London has a choice of about a dozen papers  - I tried to find the exact number, but it seems they are too numerous to count...and of course a famous (or infamous) one has just closed its doors after 168 years. Yes, the News of the World, a Sunday tabloid rag, has  shut up shop with its last - 8,674th - edition today. The papers here are generally grouped into three groups - the mass market tabloids, or "red-tops" (e.g. The Sun), middle-market tabloids (e.g. the Daily Mail), and quality broadsheets (e.g. The Times). Then there’s the free newspapers - Metro in the mornings and The Evening Standard in the - as you would expect - evenings. As well as covering the spectrum from bleedin’ awful tabloid rubbish through mildly sensational middle-brow, the papers also cross from right to left of the political spectrum. As regular blog readers will know, when I moved to London I chose The Guardian as my daily press, and The Observer on Sundays. The Independent was a second choice. Here, folks, we are well into the leftie spectrum, but hey - that’s where I’m happy. Living in St Pancras International train station I also have the option of the leading European dailies, and if I could read French, Spanish, German or Italian, no doubt that would be good. European house guests have found it very convenient! And I do sometimes treat myself to the International Herald Tribune, the international (in this case, the Europe-based version) of the New York Times.

But what, I hear you ask, is the local spin on the demise of the News of the World? Well, since I am a confessed Guardian reader, I can report that there is much chortling in leftie ranks. The Guardian has been pursuing the Murdoch empire over phone-hacking allegations ever since I arrived in London and took it up as my daily press. So it is perhaps understandable that it should now be crowing, since it has emerged in a fast-breaking deluge of scandal that not only did NOW journalists hire seedy private eyes to hack the phones of celebrities, they also did the same to those of crime victims, including deleting voicemails and emails, and, moreover, paid bribes to policemen. Interestingly, they also thought - until The Guardian put them right - that this was perfectly alright and “business as usual”. 

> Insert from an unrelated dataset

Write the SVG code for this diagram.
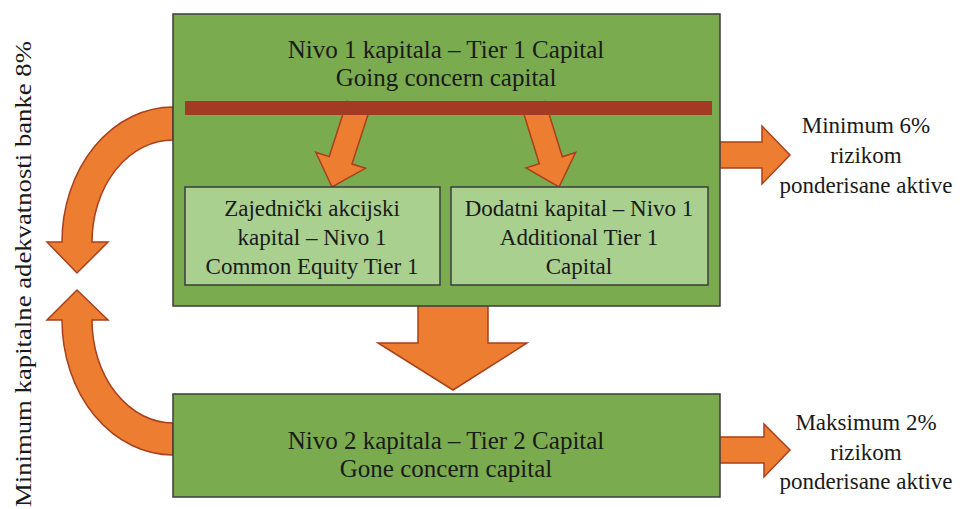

The invasion of celebrities’ privacy was hard pressed to rouse much sympathy from the Great British Public (who seem to like their titillating Sunday junk - NOW claimed 7.5 million readers every Sunday!) But when details of the targeting of crime victims emerged, some kind of heretofor invisible line seemed to have been crossed and outrage now abounds. News Corporation (who owns NOW) shut it down straight away (there’s a pay TV deal in the works worth billions that looks under threat - whoops!), though the alleged (but pretty much admitted) transgressions happened four or five years ago and were perpetrated by people no longer working at the paper.

In my opinion the closure of such an awful rag is a great thing. Here’s one memorable headline it has used in the past that I’ve seen quoted, just as an example: 

“Nudist welfare man’s model wife fell for the Chinese hypnotist from the Co-op bacon factory” 

The final edition is emblazoned with headlines past and present - they seem weirdly proud of them: “Caught!”, “Drug deal video”, “Beckham’s secret affair”, “Jacko’s deathbed”, “Fergie ‘sells’ Andy for £500”. Puzzlingly, they also claim to be “the world’s greatest newspaper”. Teary-eyed staff talk not so much about losing their jobs but about missing the ‘cult-like’ ‘family’ atmosphere of the NOW newsroom. How come they don’t see how dreadful tabloid journalism is? Come to that, how come 7.5 million weekly readers don’t see it? Just one of those cultural mysteries....

A couple of intrepid celebrities have been leaping about with glee on the grave of the NOW. A comedian named Steve Coogan said:
“People keep saying it is a bad day for the press. It is a wonderful day for the press: a small victory for decency and humanity...People talk as if they had fallen below their usual high standards. They were already in the gutter, it’s just that they have sunk lower than anyone thought they could.”

He also described the tabloid as “a misogynistic, xenophobic, single-parent-hating, asylum-seeker-hating newspaper”. As he said in what was described as a “heated exchange” (love that cliche - so evocative) he told a former NOW editor “Your attitude is ‘we are only trying to sell newspapers’, or ‘we are investigative journalists’. You are not fighting corruption, you are not bringing down institutions that are inherently corrupt. You are just trying to find out who is sleeping with who.” 

It is only fair to give the ex-editor’s response (though you can probably guess it): “we would have no freedom of the press....you have a publicist and spend your whole life trying to get into the papers....we do these kiss and tell stories and 5 million people read the paper, and then when a good story comes along and bad guys get exposed, 5 million people read it.” There’s some spooky social anthropology in that last excuse for bad behaviour. But how about this one, justifying actual criminality:
“So you take a million quid a movie and then you bleat about the fact that someone listened to your phone messages.”
Wow. And I thought Australia had a Tall Poppy Syndrome problem. 

So here’s to one less newspaper in London, the city with more papers than you could ever read. There is no hope of reading across the spectrum to balance out your journalist-viewpoint intake - you should just choose your poison, recognise it for what it is, and settle down in your self-allotted slot. I can do no better than to end this post with the famous clip about British newspapers from the late lamented (although now revived as a West End stage show) “Yes, Prime Minister”.









The delightful examples of front pages from the News of the World come from the paper's web site and a gallery they proudly extol as "best front pages". I rest my case.